Here is a brief explanation of the different storage classes and a few ways to make sure your costs are optimized.
Here are the different Storage Classes for S3
Amazon S3 Standard
S3 standard is the most commonly used storage class and it offers high durability, availability, and performance when it comes to object storage for frequently accessed data. S3 standard is appropriate for use cases including dynamic websites, cloud applications, content distribution, gaming and mobile applications and big data analytics. S3 standard offers low latency and high throughput performance. It is designed for durability of 99.999999999% of objects across multiple Availability Zones and 99.99% availability over a given year. S3 Standard also supports encryption for data at rest and SSL for data in transit.
Amazon S3 Intelligent — Tiering
Amazon S3 Intelligent Tiering is perhaps one of the best option for data with unknown or changing access requirements. S3 intelligent tiering offers S3 cost optimization as it automatically switches the data between four access tiers depending on the changing access patterns. It works by storing objects in four access tiers; two low latency access tiers optimized for frequent and infrequent access, and two opt-in archive access tiers designed for asynchronous access that are optimized for rare access. It is designed for durability of 99.999999999% of objects across multiple Availability Zones and 99.9% availability over a given year.
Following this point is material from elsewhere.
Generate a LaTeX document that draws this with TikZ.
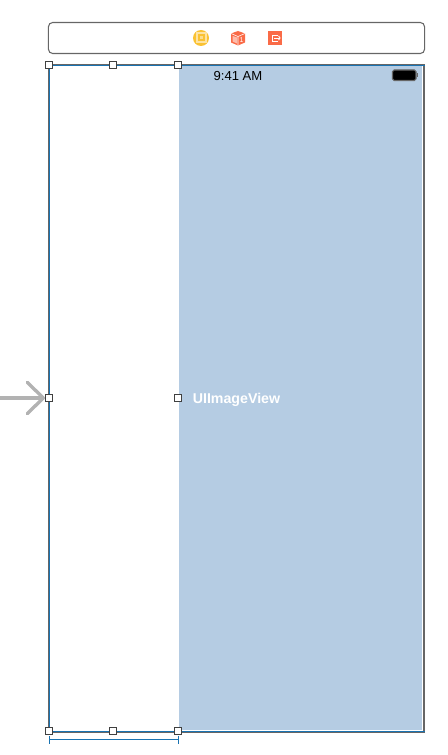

However, there is a small monthly monitoring and auto-tiering fee but it is nothing as compared to the operation costs that a client would have to pay if they wanted to change the storage tier for their data.
Amazon S3 Standard — Infrequent Access
S3 Standard — IA is used for storing data, which is not accessed as frequently, but when it is, it required quick access and retrieval. S3 Standard — IA is similar to S3 standard in terms of performance but offers a lot lower per GB storage price as well as per GB retrieval price.
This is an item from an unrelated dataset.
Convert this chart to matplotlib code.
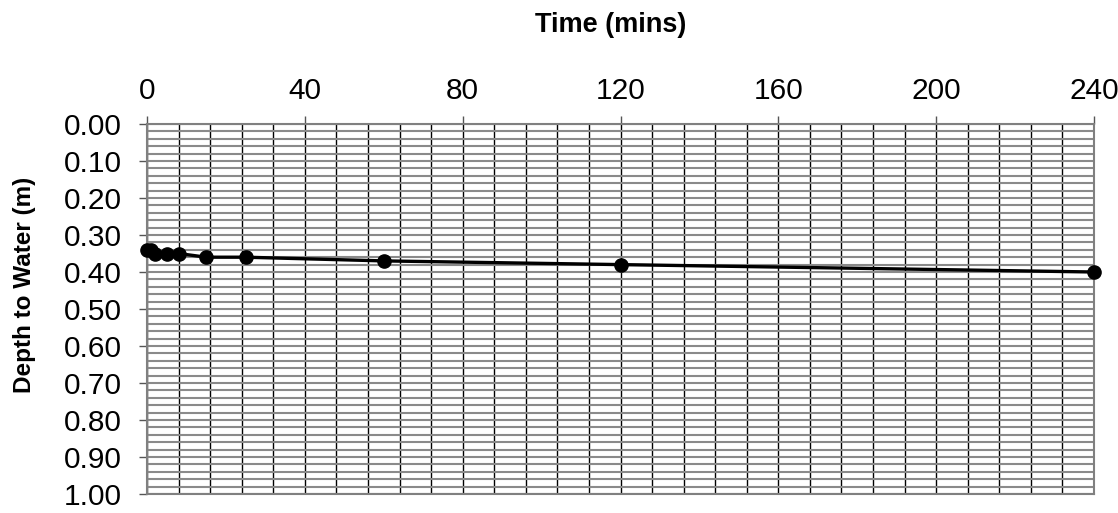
import matplotlib
matplotlib.use("Agg")
import matplotlib.pyplot as plt
from matplotlib.ticker import MultipleLocator, FormatStrFormatter

time_mins = [0, 1, 2, 5, 8, 15, 25, 60, 120, 240]
depth_m = [0.34, 0.34, 0.35, 0.35, 0.35, 0.36, 0.36, 0.37, 0.38, 0.40]
x_ticks = [0, 40, 80, 120, 160, 200, 240]
y_ticks = [0.0, 0.1, 0.2, 0.3, 0.4, 0.5, 0.6, 0.7, 0.8, 0.9, 1.0]

plt.rcParams['font.family'] = ['Liberation Sans', 'DejaVu Sans']

fig = plt.figure(figsize=(11.18, 5.13), dpi=100)
ax = fig.add_axes([147/1118, 1-494/513, (1094-147)/1118, (494-124)/513])

ax.set_xlim(0, 240)
ax.set_ylim(1.0, 0.0)
ax.xaxis.tick_top()
ax.set_xticks(x_ticks)
ax.set_yticks(y_ticks)
ax.xaxis.set_minor_locator(MultipleLocator(8))
ax.yaxis.set_minor_locator(MultipleLocator(0.02))
ax.yaxis.set_major_formatter(FormatStrFormatter('%.2f'))

ax.tick_params(which='major', length=6, width=1.0, color='#555555',
               labelsize=21.5, direction='out')
ax.tick_params(axis='x', which='major', pad=8)
ax.tick_params(axis='y', which='major', pad=12)
ax.tick_params(which='minor', length=0)

ax.grid(True, which='both', axis='x', color='#000000', lw=1.0)
ax.grid(True, which='both', axis='y', color='#8a8a8a', lw=1.5)
ax.set_axisbelow(True)

for s in ax.spines.values():
    s.set_color('#808080')
    s.set_linewidth(1.5)

ax.plot(time_mins, depth_m, color='black', lw=2.4, marker='o',
        markersize=9.5, zorder=5, clip_on=False)

fig.text(611/1118, 1-25/513, 'Time (mins)', ha='center', va='center',
         fontsize=19.5, fontweight='bold')
fig.text(25/1118, 1-285/513, 'Depth to Water (m)', ha='center', va='center',
         rotation=90, fontsize=17.5, fontweight='bold')

fig.savefig('out.png', dpi=100)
Amazon S3 One Zone — Infrequent Access
S3 One Zone is no different than S3 standard — IA in terms of the frequency of access or the speed of retrieval, the only difference that exists between the two is unlike other S3 storage classes which usually store data in three availability zones minimum, S3 One Zone stores the data in only one availability zone. S3 One Zone — IA offers the same low latency and high throughput performance of S3 standard, but it was designed for 99.5% availability over a given year.
Amazon S3 Glacier
Amazon S3 glacier is a low cost storage solution for archiving data for extended periods. It is more secure, durable and cheaper than on-premises solutions. In order to cater to varying needs, S3 glacier, offers three different retrieval solutions that can take from minutes to hours during retrieval with each one having different costs. You can either store the data directly into the glacier or use the lifecycle option to transfer data to the glacier class.
Amazon S3 Glacier Deep Archive
Amazon S3 Glacier Deep Archive, is the storage solution for customers belonging to highly regulated industries such as healthcare, public sectors or financial services; industries that need to retain data for extended periods of time say 7–10 years in order to meet compliance requirements. Amazon S3 Glacier Deep Archive is the cheapest of all storage solutions but only allows one or two accesses during a year. Glacier Deep Archive is an ideal alternative to magnetic tape libraries. It has a retrieval time of about 12 hours.
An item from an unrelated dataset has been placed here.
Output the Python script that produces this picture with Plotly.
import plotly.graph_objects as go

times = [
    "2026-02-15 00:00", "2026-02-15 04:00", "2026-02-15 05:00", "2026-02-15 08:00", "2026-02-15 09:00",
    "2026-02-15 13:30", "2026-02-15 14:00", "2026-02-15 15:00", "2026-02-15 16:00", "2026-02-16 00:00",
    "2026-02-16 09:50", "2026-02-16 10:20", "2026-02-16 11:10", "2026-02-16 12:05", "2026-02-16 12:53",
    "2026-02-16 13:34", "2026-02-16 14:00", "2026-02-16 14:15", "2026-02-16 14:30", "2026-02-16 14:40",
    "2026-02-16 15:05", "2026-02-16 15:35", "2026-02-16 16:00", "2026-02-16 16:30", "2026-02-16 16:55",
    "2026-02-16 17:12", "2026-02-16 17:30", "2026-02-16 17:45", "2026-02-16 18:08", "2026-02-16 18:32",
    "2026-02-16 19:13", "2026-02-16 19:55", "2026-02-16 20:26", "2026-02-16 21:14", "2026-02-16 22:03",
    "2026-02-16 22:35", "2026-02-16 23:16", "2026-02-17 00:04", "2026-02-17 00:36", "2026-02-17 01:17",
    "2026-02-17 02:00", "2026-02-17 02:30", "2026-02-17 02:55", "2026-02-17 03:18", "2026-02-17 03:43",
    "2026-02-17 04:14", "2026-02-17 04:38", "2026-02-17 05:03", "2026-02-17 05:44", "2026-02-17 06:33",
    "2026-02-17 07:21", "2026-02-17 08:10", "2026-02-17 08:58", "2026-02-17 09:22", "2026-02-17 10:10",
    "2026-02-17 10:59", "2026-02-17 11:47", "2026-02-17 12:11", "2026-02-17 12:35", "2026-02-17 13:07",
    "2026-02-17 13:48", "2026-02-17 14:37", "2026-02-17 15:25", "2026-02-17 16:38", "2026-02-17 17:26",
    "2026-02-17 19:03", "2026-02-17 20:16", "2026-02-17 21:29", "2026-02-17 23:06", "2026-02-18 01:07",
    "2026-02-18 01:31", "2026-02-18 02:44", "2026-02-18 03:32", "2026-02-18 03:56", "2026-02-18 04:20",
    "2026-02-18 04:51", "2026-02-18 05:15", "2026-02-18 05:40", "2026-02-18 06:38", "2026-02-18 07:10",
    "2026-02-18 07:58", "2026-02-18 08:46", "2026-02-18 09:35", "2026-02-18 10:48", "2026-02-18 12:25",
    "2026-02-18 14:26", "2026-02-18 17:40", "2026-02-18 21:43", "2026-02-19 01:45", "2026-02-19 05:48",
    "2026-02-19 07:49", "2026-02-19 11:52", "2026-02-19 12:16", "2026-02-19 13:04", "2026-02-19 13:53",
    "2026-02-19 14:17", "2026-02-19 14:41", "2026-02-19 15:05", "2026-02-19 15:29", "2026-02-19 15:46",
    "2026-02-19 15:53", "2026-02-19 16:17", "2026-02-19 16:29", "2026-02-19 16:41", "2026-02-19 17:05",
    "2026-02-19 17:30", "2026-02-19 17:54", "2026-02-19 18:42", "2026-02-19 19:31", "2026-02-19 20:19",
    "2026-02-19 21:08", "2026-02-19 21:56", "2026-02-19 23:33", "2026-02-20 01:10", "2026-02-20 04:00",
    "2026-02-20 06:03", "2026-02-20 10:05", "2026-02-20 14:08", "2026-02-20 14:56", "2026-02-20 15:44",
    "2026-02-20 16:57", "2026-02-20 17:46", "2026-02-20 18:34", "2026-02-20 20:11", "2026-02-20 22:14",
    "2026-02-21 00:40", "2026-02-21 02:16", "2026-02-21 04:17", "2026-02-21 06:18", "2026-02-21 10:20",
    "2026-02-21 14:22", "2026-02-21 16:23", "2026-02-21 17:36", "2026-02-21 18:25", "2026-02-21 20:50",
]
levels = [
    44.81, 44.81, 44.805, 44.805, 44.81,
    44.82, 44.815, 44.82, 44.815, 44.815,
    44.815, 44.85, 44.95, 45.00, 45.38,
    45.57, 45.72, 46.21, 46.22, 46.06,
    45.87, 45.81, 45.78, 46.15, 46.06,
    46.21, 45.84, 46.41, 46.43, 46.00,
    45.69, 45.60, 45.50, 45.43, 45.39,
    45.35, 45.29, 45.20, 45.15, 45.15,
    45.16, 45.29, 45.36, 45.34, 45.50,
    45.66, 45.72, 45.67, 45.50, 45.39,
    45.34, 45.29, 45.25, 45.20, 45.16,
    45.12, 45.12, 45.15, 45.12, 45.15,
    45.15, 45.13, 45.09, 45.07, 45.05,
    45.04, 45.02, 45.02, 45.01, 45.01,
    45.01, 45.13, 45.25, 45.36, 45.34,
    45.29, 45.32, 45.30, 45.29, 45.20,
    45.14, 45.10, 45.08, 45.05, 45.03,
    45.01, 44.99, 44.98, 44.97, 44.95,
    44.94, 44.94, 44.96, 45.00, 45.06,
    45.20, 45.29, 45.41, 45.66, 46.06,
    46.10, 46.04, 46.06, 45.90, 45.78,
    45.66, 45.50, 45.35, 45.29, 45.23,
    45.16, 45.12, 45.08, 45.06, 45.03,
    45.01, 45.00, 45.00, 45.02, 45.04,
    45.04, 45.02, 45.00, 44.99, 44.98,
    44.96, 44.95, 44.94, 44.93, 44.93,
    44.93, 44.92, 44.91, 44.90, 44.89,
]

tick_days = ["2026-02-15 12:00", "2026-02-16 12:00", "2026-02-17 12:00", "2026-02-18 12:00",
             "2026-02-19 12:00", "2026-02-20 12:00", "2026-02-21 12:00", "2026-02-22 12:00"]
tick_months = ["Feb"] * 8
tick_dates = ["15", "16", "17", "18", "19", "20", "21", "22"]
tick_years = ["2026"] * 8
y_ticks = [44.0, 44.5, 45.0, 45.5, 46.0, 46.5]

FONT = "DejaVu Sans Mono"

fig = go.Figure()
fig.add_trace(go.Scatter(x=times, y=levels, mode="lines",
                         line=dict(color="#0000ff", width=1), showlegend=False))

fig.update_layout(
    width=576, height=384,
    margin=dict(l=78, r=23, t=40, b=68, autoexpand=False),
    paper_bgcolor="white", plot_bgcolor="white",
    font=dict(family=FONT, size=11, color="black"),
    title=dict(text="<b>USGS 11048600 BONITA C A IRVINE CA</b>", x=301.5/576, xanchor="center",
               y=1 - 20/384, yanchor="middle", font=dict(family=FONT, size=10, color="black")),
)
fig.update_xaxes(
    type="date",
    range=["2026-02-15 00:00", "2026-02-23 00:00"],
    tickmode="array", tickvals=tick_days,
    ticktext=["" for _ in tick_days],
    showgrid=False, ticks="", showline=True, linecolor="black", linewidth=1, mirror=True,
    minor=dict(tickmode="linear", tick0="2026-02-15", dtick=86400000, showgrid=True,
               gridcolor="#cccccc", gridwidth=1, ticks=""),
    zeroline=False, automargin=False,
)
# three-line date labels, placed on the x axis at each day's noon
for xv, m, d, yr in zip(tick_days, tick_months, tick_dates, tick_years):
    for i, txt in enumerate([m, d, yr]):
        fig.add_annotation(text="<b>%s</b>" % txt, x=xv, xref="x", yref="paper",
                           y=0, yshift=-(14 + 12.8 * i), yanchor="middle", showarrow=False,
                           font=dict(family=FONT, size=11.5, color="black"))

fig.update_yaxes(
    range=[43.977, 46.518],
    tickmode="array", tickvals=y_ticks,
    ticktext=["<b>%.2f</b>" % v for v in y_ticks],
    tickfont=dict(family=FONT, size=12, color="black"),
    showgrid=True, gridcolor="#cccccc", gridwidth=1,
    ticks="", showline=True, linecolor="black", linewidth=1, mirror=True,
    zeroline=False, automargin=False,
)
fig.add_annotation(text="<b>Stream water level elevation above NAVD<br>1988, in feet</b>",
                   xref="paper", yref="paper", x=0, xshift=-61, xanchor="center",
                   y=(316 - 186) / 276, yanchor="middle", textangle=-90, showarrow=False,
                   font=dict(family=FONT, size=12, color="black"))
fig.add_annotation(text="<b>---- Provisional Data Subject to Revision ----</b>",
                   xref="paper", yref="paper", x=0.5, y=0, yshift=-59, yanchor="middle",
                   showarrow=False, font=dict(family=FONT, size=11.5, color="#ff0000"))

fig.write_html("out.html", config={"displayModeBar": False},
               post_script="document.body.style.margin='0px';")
Six Way you can optimize your Amazon Simple Storage Service (S3) Costs.
1. Using the Appropriate Storage Class
Amazon simple storage service has 5 different tiers of object storage available and each one is suited to a different class of customers. So before you start utilizing S3 it is important that you understand when and why to use each of the five classes. For each tier, the cost breakdown is such that it depends on the amount of storage, the number of HTTP GET and PUT requests and the volume of data that the user can transfer. The five tiers are as following;
Amazon S3 Standard — For general purpose, offers 5 GB of Amazon S3 Storage, 20,000 Get requests, 2,000 put requests, and 15 GB of data transfer.
Amazon S3 Standard — Infrequent Access (IA) — For data that is used less frequently, same specifications as the S3 standard but with lower pricing, you are charged a retrieval fee of $0.01 per GB.
Amazon S3 One Zone — Infrequent Access (IA) — Even cheaper than S3 Standard IA, data is only stored in a single availability zone with less resiliency, ideal for secondary backups.
Amazon Glacier — for data that needs to be retained for more than 90 days, takes longer to retrieve data.
You can implement an object lifecycle management, which automatically transitions your data from one category to another category, which would not only help you cut down on excessive costs as the importance of data changes through every phase of your project.
2. Storing Data in Compressed Format
While the Amazon Simple Storage Service does not charge anything for transferring data into an S3 bucket, it does however charges for data storage and PUT, GET, and LIST request, therefore it is important that you store your data in the compressed format, which can help avoid paying extra money.
3. Evenly Distribute Objects
When storing files in S3 it is very important that you distribute the objects evenly making a virtual folder structure. What this does is it reduces the number of operations required to read a file, thus reducing the costs involved in extra GET and LIST requests that you might otherwise have done while accessing a file.
4. Enable Lifecycle Feature
One of the most important step that you can take in order to optimize your S3 costs is avoid storing unnecessary data. There are a number of points that you can keep in mind to evaluate if a file is necessary or can be deleted and storage costs could be minimized.
Log Collection — If your deployment is using S3 for log collection, there is always a certain period, after which the log is no longer required. This is when you need to set up automatic deleting option by enabling the lifecycle feature, which automatically deletes a file after its lifecycle ends.
Files that can be recreated — Another important thing to look out for is not to keep files, which can be easily recreated. If there is something that is not difficult to make, why should you keep paying for saving an older version.
Incomplete uploads — There are chances that you once started an upload and it didn’t quite finish and something came up. You later uploaded the complete file again. S3 will keep the data from that incomplete upload so you need to clear it after every 7 days to be on the safe side.
5. Optimizing S3 buckets
Amazon S3 buckets are basically the virtual equivalent of file folders and storage objects which store cloud data along with its descriptive metadata. Optimizing S3 buckets can also help bring S3 costs down. Firstly, you need to appropriately tag buckets so that the misuse of S3 resources can be avoided in the event of a data compromise.
Secondly, you need to monitor the S3 object access patterns and store them in the appropriate storage class accordingly. Finally, you need to remove unused S3 buckets and not leave any buckets running without any data in them.
6. Use a Cloud Cost Optimization Tool
We understand that taking all the above-mentioned tasks can be a tedious job and not everyone has the time and energy laying around to do this detailed revamping of their data. So you always have the option to utilize a cloud cost optimization tool and there are plenty of those available including AWS’s own cost optimization tools. What these tools do is that they monitor all the above-mentioned factors for you and carry out a number of those tasks themselves. For the remaining ones, they give you tips as to what you can do to optimize costs even further.